Exercise task: Return only the lines running from the line that holds "Write the matplotlib code for this chart." to the line that holds "fig = plt.figure(figsize=(12.16, 6.26), dpi=100)", including both.

Data shown:
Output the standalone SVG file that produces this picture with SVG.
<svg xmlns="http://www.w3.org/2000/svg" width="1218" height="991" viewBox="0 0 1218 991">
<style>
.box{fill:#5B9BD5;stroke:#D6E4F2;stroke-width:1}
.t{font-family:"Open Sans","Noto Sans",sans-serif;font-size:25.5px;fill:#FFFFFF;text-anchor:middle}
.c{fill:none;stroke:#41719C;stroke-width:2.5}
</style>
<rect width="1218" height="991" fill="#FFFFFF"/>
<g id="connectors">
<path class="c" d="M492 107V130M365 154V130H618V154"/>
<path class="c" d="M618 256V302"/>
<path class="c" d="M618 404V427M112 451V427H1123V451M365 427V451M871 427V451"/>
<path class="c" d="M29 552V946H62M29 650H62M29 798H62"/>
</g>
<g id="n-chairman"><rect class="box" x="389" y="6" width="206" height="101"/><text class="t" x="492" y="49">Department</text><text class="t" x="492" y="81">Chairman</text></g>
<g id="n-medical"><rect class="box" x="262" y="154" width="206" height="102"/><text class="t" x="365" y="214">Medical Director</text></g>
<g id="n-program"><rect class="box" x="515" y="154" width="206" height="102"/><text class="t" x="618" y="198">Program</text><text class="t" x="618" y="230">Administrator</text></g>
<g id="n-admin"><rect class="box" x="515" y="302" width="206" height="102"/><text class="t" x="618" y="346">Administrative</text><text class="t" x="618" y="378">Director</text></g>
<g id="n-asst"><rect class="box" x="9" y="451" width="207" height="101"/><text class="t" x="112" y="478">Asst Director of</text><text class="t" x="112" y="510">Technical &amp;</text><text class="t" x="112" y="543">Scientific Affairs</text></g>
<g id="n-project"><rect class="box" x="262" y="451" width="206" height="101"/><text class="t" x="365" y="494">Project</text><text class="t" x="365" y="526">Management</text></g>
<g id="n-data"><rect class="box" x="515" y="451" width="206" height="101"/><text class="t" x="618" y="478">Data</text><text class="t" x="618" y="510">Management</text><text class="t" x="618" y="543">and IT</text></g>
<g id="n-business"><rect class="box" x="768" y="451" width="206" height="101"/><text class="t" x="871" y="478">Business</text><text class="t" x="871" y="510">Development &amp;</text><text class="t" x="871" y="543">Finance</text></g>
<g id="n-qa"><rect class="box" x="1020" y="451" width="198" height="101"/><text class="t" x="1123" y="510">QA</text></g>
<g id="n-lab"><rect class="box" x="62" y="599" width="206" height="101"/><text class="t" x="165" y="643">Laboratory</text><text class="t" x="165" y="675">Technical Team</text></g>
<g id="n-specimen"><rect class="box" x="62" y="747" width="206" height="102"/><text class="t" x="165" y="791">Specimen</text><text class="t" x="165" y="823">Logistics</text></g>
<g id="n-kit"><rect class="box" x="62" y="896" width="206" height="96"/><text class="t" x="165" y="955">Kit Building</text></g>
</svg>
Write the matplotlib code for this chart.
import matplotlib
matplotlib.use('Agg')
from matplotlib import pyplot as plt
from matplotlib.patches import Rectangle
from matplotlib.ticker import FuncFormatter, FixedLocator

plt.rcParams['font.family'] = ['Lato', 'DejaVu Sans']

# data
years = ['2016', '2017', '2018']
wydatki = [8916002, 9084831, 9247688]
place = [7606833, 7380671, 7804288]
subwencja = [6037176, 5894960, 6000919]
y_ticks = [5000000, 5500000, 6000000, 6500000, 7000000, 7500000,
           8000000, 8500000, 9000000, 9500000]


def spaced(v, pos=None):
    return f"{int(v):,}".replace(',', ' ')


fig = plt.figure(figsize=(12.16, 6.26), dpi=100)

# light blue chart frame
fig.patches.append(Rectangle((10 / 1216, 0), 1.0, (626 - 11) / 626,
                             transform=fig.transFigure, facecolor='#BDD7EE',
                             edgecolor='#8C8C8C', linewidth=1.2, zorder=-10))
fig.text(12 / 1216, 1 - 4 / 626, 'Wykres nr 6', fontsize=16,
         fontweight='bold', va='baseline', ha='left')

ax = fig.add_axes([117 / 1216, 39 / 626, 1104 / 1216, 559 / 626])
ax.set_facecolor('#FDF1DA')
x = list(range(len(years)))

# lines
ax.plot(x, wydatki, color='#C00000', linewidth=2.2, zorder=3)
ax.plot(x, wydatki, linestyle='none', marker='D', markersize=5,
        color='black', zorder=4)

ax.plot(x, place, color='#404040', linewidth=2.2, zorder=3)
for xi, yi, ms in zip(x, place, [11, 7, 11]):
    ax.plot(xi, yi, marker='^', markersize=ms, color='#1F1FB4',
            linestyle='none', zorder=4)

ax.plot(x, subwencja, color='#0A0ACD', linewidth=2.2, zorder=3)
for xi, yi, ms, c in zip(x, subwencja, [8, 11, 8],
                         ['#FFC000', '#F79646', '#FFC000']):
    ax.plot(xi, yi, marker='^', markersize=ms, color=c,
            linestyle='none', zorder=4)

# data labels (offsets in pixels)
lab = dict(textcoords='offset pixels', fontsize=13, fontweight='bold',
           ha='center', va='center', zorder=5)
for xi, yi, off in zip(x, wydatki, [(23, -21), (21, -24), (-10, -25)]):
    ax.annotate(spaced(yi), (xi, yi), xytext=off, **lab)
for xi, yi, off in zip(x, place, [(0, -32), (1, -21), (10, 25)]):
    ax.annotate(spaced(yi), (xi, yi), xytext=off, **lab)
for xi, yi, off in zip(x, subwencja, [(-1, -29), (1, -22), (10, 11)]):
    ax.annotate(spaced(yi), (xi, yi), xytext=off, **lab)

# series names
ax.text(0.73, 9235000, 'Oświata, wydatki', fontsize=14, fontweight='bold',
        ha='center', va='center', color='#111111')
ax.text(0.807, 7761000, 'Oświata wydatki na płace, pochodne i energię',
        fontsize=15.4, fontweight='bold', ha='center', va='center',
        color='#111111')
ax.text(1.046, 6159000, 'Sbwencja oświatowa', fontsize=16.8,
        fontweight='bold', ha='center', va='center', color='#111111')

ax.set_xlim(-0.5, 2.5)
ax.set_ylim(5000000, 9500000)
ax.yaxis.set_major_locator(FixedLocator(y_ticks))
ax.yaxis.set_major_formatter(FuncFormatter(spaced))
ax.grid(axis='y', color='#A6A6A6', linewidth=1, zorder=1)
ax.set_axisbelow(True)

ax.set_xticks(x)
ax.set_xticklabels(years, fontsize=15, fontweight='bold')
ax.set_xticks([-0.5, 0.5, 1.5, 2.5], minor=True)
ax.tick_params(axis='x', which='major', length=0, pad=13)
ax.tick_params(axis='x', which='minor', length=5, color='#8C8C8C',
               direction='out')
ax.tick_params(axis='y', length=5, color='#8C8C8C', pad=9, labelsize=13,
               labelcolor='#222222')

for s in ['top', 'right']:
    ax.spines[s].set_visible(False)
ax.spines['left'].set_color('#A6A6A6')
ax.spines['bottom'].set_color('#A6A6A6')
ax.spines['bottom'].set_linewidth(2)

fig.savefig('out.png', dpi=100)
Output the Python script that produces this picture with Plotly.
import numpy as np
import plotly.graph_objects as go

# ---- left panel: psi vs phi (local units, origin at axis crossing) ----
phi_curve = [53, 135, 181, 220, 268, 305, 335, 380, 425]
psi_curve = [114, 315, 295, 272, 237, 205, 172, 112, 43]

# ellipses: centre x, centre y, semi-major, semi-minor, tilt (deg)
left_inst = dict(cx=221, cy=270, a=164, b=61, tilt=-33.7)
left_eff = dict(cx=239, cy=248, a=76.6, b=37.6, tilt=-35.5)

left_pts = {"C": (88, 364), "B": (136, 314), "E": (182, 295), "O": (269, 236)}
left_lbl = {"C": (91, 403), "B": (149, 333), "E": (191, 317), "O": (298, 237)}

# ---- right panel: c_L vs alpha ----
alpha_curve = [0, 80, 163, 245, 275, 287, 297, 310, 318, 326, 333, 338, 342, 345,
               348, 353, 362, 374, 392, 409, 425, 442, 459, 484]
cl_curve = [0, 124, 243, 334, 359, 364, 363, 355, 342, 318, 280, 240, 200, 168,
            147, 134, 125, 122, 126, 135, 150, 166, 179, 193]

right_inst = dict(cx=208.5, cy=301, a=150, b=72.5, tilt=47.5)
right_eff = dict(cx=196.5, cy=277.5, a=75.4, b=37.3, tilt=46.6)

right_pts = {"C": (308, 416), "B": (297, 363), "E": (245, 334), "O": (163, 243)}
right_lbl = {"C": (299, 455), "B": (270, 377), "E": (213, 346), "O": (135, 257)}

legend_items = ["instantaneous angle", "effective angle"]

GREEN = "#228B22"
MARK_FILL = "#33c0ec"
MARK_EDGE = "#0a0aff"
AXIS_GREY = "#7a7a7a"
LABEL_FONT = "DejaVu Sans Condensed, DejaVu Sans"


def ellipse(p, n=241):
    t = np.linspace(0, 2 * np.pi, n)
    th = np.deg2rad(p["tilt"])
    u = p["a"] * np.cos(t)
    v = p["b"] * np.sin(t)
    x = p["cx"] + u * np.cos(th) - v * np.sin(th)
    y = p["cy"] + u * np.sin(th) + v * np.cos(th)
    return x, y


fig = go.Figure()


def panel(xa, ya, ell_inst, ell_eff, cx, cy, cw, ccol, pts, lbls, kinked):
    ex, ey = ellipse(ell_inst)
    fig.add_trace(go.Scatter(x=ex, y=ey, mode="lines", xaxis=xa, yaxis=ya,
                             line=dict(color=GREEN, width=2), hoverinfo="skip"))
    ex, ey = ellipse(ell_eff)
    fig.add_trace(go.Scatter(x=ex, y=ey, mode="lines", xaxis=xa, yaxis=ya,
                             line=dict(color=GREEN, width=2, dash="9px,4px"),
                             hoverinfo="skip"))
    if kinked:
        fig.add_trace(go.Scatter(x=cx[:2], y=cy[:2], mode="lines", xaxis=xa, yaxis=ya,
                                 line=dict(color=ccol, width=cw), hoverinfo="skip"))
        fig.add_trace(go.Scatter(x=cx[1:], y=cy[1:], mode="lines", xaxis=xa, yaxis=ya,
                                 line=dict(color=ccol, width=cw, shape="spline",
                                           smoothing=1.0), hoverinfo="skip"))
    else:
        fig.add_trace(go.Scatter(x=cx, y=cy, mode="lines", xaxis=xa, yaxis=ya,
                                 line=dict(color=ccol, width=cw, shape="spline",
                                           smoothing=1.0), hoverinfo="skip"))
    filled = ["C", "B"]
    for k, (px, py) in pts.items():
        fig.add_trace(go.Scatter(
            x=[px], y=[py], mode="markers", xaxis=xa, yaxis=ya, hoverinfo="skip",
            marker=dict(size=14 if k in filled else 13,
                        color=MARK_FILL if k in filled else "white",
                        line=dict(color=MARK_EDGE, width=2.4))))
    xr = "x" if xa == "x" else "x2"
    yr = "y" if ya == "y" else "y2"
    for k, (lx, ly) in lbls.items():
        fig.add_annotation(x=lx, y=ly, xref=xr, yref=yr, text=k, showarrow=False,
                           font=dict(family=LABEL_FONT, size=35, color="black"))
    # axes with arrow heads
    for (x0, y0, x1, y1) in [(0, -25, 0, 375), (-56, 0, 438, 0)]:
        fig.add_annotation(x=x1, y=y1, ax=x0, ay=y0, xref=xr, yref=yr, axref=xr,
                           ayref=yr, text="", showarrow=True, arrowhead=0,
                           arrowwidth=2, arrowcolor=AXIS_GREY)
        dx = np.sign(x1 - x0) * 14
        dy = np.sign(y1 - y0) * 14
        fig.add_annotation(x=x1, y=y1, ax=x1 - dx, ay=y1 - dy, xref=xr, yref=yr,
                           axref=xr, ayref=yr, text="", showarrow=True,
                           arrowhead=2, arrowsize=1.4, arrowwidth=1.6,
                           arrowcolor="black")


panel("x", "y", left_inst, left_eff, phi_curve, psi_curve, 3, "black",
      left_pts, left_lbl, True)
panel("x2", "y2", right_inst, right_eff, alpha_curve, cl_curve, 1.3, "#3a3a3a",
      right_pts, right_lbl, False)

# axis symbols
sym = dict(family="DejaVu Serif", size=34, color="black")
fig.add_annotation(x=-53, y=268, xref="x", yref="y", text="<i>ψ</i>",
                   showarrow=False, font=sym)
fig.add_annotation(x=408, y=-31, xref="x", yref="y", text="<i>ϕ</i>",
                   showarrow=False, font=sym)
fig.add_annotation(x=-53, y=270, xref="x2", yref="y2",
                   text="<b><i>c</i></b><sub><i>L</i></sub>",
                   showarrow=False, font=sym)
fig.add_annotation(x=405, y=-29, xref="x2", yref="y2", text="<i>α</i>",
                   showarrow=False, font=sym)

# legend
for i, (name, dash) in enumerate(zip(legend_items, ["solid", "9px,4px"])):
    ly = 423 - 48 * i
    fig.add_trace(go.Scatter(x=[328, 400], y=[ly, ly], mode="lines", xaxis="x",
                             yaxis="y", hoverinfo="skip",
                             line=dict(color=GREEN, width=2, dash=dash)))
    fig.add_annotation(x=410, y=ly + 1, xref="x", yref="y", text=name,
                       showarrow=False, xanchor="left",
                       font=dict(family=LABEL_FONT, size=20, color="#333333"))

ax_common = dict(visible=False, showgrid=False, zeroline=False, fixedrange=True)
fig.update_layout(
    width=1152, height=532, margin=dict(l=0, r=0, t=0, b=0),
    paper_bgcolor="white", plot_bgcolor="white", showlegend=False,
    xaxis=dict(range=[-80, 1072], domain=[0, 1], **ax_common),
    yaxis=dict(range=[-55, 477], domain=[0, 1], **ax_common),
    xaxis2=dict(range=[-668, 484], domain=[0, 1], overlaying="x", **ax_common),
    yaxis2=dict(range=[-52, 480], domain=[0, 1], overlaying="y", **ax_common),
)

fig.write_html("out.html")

Result:
Write the matplotlib code for this chart.
import matplotlib
matplotlib.use('Agg')
from matplotlib import pyplot as plt
from matplotlib.patches import Rectangle
from matplotlib.ticker import FuncFormatter, FixedLocator

plt.rcParams['font.family'] = ['Lato', 'DejaVu Sans']

# data
years = ['2016', '2017', '2018']
wydatki = [8916002, 9084831, 9247688]
place = [7606833, 7380671, 7804288]
subwencja = [6037176, 5894960, 6000919]
y_ticks = [5000000, 5500000, 6000000, 6500000, 7000000, 7500000,
           8000000, 8500000, 9000000, 9500000]


def spaced(v, pos=None):
    return f"{int(v):,}".replace(',', ' ')


fig = plt.figure(figsize=(12.16, 6.26), dpi=100)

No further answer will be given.